Painting by Robert Campin

Nativity is a panel painting of c. 1420 by the Early Netherlandish painter Robert Campin, now in the Musée des Beaux-Arts de Dijon, France. As often, the moment shown is the Adoration of the Shepherds. Harshly realistic, the Child Jesus and his parents are shown in poverty, the figures crowded in a small structure, with broken-down walls, and a thatched roof with a hole, the single space shared with animals. In this Campin abandons the traditional narrative.

The Virgin is presented as in her teens, Joseph as a much older man. Four angels hover above them, holding gifts. Two of them hold a scroll with lettering addressed to one of the midwives in the lower portion of the panel. It reads "Tangue puerum et sanabaris" (touch the child and you shall be healed), depicting the pseudepigraphical story of Salome, the doubting midwife, whose scroll here reads "I will believe only what I have touched." According to the Protevangelium of James, Salome extended her hand to ascertain whether Mary was a virgin, and her hand withered. The angels tell her to hold the Christ child instead, and her hand is healed.

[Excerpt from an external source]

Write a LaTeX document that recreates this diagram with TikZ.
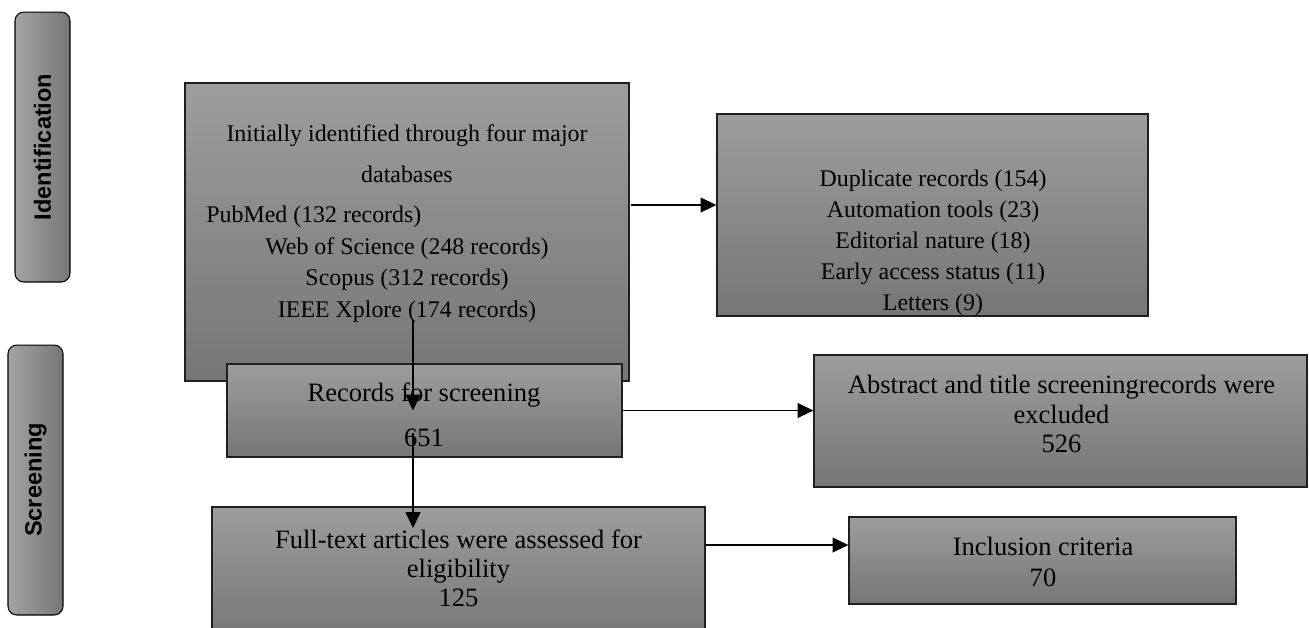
\documentclass[tikz,border=0pt]{standalone}
\usepackage{fontspec}
\setmainfont{Liberation Serif}
\setsansfont{Liberation Sans}
\usetikzlibrary{arrows.meta}

\definecolor{boxtop}{HTML}{9D9D9D}
\definecolor{boxbottom}{HTML}{767676}
\definecolor{tableft}{HTML}{A4A4A4}
\definecolor{tabright}{HTML}{767676}

\begin{document}
\begin{tikzpicture}[
    x=0.02cm, y=-0.02cm,
    box/.style={rectangle, draw=black!88, line width=0.8pt, top color=boxtop, bottom color=boxbottom, inner sep=0pt},
    stage/.style={rectangle, rounded corners=5pt, draw=black, line width=0.6pt, left color=tableft, right color=tabright,
        minimum width=1.1cm, minimum height=5.4cm, inner sep=0pt},
    stage text/.style={rotate=90, font=\sffamily\bfseries\fontsize{13.4}{16}\selectfont},
    small text/.style={align=center, inner sep=0pt, font=\fontsize{13.6}{17.9}\selectfont},
    big text/.style={align=center, inner sep=0pt, font=\fontsize{15.1}{#1}\selectfont},
    arrow/.style={line width=0.6pt, -{Triangle[length=9pt, width=8.5pt]}}
]
\useasboundingbox (0,0) rectangle (1309,627);

% Stage labels
\node[stage] (ident) at (42.5,147) {};
\node[stage text] (identT) at (ident) {Identification};
\node[stage] (screen) at (35.5,480) {};
\node[stage text] (screenT) at (screen) {Screening};

% Identification
\node[box, minimum width=8.88cm, minimum height=5.96cm] (init) at (407,232) {};
\node[small text, font=\fontsize{13.6}{23.5}\selectfont] (initT) at (407,154) {Initially identified through four major\\databases};
\node[small text, anchor=west] (pub) at (206,217) {PubMed (132 records)};
\node[small text] (dbs) at (407,280) {Web of Science (248 records)\\Scopus (312 records)\\IEEE Xplore (174 records)};

\node[box, minimum width=8.62cm, minimum height=4.04cm] (dup) at (932.5,215) {};
\node[small text, font=\fontsize{13.6}{17.6}\selectfont] (dupT) at (933,243) {Duplicate records (154)\\Automation tools (23)\\Editorial nature (18)\\Early access status (11)\\Letters (9)};

% Screening
\node[box, minimum width=7.9cm, minimum height=1.86cm] (rec) at (424.5,410.5) {};
\node[big text=25.5] (recT) at (424,415) {Records for screening\\651};

\node[box, minimum width=9.86cm, minimum height=2.64cm] (abs) at (1060.5,421) {};
\node[big text=16.7] (absT) at (1061.5,414) {Abstract and title screeningrecords were\\excluded\\526};

\node[box, minimum width=9.86cm, minimum height=2.66cm] (full) at (458.5,573.5) {};
\node[big text=16.4] (fullT) at (458.5,568) {Full-text articles were assessed for\\eligibility\\125};

\node[box, minimum width=7.74cm, minimum height=1.74cm] (incl) at (1042.5,560.5) {};
\node[big text=18] (inclT) at (1043,562) {Inclusion criteria\\70};

% Connections
\coordinate (down1) at (413,320);
\coordinate (down2) at (413,433);
\coordinate (down2end) at (413,528);
\coordinate (side1) at (631,205);
\coordinate (side3) at (705,545);

\draw[arrow] (side1) -- (side1 -| dup.west);
\draw[arrow] (rec.east) -- (rec.east -| abs.west);
\draw[arrow] (side3) -- (side3 -| incl.west);
\draw[arrow] (down1) -- (down1 |- rec);
\draw[arrow] (down2) -- (down2end);

\end{tikzpicture}
\end{document}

From the little record of Campin, he was an innovator of painting, and here his appeal is to the poverty of the Holy Family. His knowledge of traditional composition is reflected in the positioning of the central figures in the extreme foreground, giving the panel a very tight and focused feel, despite the highly detailed background and landscape. The hut is slanted compared to the outline of the frame, a device later adopted by Rogier van der Weyden in his Bladelin Altarpiece.

Campin places a landscape complete with a view of a lake beyond of the stable, just above the two midwives. Reinforcing the idea of redemption, Salome is given a prominent position, facing outwards towards the viewer in the mid foreground.